Interestingly, banking is shifting toward open-banking APIs, but scraping persists where APIs are unavailable or incomplete. As a case in point, UiPath and Python libraries offer multiple capture methods. Similarly, utilizing proxies such as Live Proxies helps support ethical QA testing, even though they don’t alter legal obligations.

Going forward, adopt a sustainable approach that prioritizes APIs and builds compliance-by-design. All in all, use screen scraping only as a temporary bridge and not a long-term solution.

FAQs

What is screen scraping in banking?

Screen scraping in the banking context is the automated extraction of balances and transactions from a platform’s display using credential-based logins. The process simulates everyday user interactions and is often used when APIs are not available. Unlike consented open-banking APIs, it carries higher compliance risks, but is now being phased out in favor of APIs.

Is screen scraping legal?

The legality of screen scraping depends on a couple of factors, such as whether the content is publicly available or authenticated behind a login. Other considerations, such as adherence to ToS and the local jurisdiction, determine legality. You should seek legal counsel before extracting sensitive data and generally avoid bypassing access controls. For regulated data, it is also helpful to maintain audit trails and minimize data collection.

What is a feature of the native screen-scraping method in UiPath?

Native screen scraping reads visible text directly from the UI and optimizes for speed and accuracy. As earlier highlighted, it only works on visible text elements. So, you may want to use Full Text or OCR for images or canvases.

Python screen scraping vs web scraping—what’s the difference?

Python screen scraping captures pixels or regions using vision libraries and OCR. On the flip side, web scraping parses DOM/HTML with tools like Playwright or Selenium. The former is suitable for desktop apps while the latter works best with structured web data. Some common pitfalls to both scraping methods are anti-automation measures and canvas-only rendering.

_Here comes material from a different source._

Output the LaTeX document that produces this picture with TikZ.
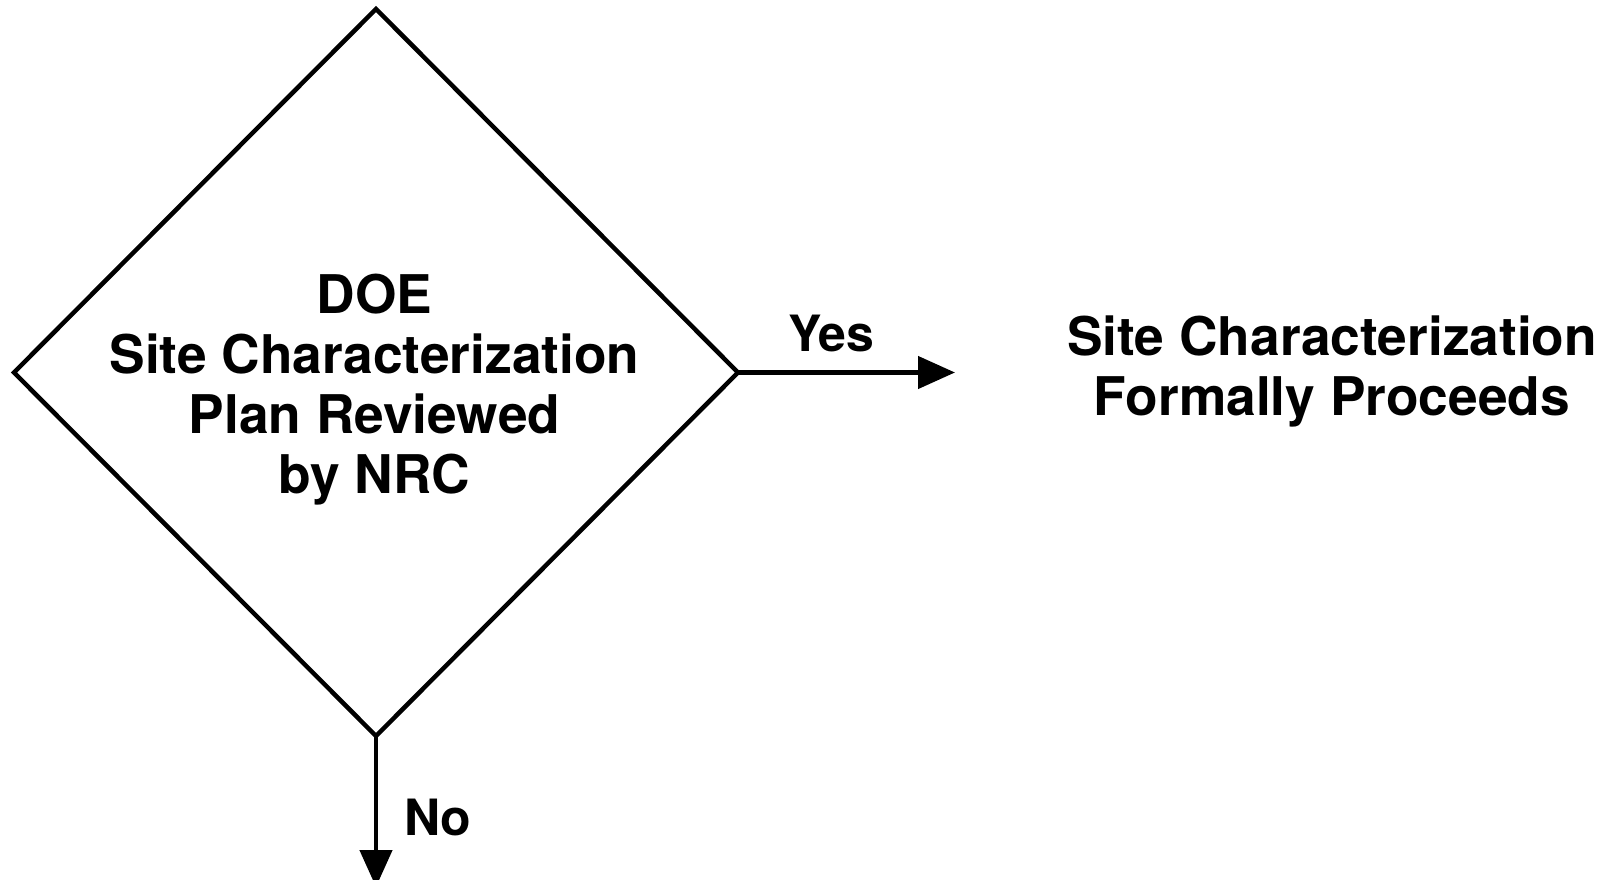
\documentclass[tikz,border=0pt]{standalone}
\usepackage{fontspec}
\setmainfont{TeX Gyre Heros}
\usetikzlibrary{shapes.geometric,arrows.meta}
\begin{document}
\begin{tikzpicture}[x=1pt,y=-1pt,
  thickline/.style={line width=4.5pt},
  flow/.style={thickline, -{Triangle[length=37pt,width=32pt]}},
  big/.style={font=\bfseries\fontsize{53.3}{60}\selectfont, align=center, inner sep=0pt},
  lab/.style={font=\bfseries\fontsize{50}{60}\selectfont, inner sep=0pt}]
\useasboundingbox (0,0) rectangle (1609,880);
\node[diamond, draw, thickline, line join=miter, minimum width=724pt, minimum height=727pt, inner sep=0pt, outer sep=0pt] (dec) at (376,372.5) {};
\node[big] (dectext) at (374.5,390) {DOE\\Site Characterization\\Plan Reviewed\\by NRC};
\node[big] (proceeds) at (1332,371) {Site Characterization\\Formally Proceeds};
\node[lab, anchor=base] (yes) at (831,351) {Yes};
\node[lab, anchor=base west] (no) at (404,835) {No};
\coordinate (yesend) at (955,372.5);
\coordinate (noend) at (dec.south |- 0,887);
\draw[flow] (dec.east) -- (yesend);
\draw[flow] (dec.south) -- (noend);
\end{tikzpicture}
\end{document}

What are the best screen-scraping tools?

For desktop and terminal automation, the best tools are RPA suites like UiPath or Power Automate. Playwright and Selenium are highly recommended browser drivers for web automation. Similarly, some of the best OCR engines for scanned documents are Tesseract and cloud OCR. Finally, SaaS apps are another set of proven screen scraping tools that manage and provide infrastructure for scraping.

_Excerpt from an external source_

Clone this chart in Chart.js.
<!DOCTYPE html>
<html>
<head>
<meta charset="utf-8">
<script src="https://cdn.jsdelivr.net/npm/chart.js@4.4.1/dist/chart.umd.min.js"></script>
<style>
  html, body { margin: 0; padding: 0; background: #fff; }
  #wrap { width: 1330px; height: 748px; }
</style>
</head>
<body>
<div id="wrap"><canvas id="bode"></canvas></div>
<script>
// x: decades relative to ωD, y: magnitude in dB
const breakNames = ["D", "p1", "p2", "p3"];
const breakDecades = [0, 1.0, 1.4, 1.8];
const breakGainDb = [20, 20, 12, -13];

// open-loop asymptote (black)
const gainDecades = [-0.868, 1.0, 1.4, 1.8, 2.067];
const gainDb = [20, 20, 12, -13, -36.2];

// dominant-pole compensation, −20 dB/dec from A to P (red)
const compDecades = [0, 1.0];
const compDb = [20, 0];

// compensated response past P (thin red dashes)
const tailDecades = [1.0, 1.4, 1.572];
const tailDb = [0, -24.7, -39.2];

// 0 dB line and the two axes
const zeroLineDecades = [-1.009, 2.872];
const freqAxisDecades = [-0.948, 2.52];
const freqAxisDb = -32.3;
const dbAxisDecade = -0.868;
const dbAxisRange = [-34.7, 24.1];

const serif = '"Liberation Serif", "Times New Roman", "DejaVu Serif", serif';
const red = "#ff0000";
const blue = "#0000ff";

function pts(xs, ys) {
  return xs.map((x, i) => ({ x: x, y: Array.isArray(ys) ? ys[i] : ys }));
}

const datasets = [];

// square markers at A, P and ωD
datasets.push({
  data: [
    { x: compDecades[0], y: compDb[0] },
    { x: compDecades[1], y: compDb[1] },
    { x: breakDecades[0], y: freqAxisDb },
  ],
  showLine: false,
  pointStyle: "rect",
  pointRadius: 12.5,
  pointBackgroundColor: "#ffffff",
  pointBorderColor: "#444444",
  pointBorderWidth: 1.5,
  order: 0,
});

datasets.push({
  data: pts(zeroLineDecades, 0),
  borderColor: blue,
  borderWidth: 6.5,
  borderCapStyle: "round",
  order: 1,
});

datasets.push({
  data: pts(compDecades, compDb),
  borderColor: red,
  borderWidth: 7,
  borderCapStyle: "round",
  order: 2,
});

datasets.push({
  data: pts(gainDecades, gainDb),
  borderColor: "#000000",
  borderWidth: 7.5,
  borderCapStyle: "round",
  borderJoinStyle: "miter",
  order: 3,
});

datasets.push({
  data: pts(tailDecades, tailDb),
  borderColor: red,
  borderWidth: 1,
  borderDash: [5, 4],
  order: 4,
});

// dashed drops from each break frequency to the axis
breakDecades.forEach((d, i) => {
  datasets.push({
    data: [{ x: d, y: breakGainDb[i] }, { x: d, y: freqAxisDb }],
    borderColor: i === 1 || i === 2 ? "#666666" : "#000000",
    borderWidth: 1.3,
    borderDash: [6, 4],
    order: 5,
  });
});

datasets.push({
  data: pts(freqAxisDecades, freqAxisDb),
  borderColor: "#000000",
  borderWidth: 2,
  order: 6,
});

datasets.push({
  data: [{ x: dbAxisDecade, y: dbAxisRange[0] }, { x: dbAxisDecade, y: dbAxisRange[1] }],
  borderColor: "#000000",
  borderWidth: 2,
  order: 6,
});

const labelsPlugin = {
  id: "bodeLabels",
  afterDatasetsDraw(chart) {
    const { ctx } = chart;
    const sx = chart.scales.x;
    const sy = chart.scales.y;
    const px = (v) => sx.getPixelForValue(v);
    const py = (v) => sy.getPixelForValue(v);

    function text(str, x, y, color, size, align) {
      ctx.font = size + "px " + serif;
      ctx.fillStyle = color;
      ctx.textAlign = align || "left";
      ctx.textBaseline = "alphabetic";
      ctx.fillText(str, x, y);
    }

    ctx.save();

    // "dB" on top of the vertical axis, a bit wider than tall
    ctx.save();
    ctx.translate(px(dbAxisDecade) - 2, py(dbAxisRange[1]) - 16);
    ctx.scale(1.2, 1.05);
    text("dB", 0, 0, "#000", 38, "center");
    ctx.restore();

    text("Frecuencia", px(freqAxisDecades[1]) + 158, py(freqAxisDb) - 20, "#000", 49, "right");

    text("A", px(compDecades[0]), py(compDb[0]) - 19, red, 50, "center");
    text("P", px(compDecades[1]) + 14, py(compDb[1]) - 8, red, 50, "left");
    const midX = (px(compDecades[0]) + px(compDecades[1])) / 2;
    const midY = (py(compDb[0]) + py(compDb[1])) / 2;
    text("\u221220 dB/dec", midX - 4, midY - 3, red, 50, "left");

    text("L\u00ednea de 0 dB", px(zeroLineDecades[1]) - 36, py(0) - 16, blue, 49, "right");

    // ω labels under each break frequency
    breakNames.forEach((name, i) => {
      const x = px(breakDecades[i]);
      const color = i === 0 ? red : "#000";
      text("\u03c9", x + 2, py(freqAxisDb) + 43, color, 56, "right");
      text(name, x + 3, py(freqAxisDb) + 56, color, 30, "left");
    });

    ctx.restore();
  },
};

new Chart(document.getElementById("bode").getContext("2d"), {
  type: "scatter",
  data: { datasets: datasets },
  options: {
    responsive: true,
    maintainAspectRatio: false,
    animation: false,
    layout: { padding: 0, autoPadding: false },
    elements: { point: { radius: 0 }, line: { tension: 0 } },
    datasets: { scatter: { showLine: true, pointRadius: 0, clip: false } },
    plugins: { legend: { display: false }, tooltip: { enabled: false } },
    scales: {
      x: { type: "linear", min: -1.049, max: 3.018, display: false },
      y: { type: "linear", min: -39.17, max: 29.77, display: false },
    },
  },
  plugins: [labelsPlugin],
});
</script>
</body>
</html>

Do proxies make screen scraping legal?

No, proxies do not make screen scraping legal. Instead, they only change IP or geolocation and are useful for QA and load distribution. Still, proxies are essential for scraping as high-quality proxies prevent bans and failed sessions. That said, always test with permission and adhere to rate limits. For public websites, follow robots.txt for authenticated/desktop targets, follow applicable ToS, contracts, and consent policies.

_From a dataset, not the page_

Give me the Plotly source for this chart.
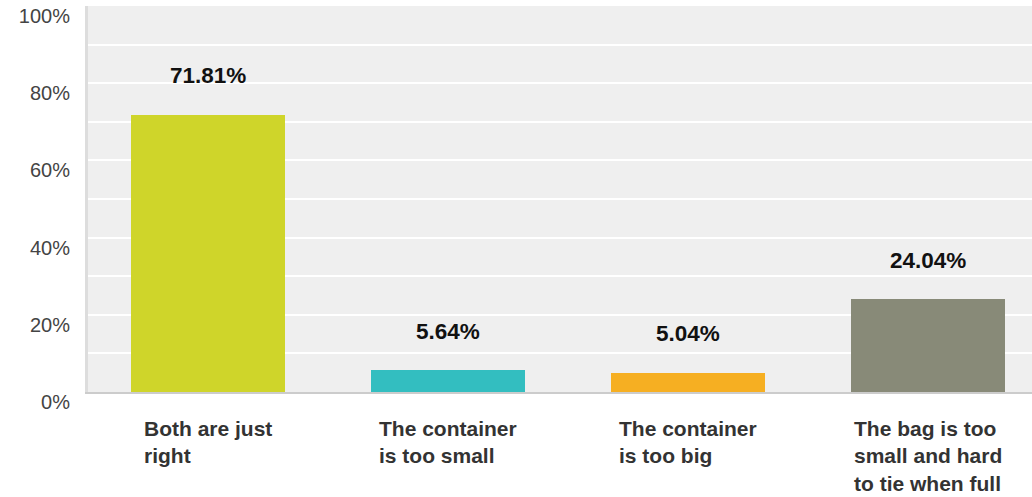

How do I stop scrapers from breaking when a page changes?

To stop screen scraping software from breaking, use resilient selectors and anchors. Additionally, implement visual/DOM hash monitoring while also introducing canary jobs and retry/backoff strategies. Finally, maintain a golden dataset and a rapid patch playbook to validate fixes quickly.

Can screen scraping handle PDFs or images?

Yes, it can, especially via OCR pipelines with DPI normalization, language dictionaries, and post-OCR validation (regex, checksums). However, whenever possible, prefer native exports (CSV/XML) or API endpoints for higher fidelity and reliability.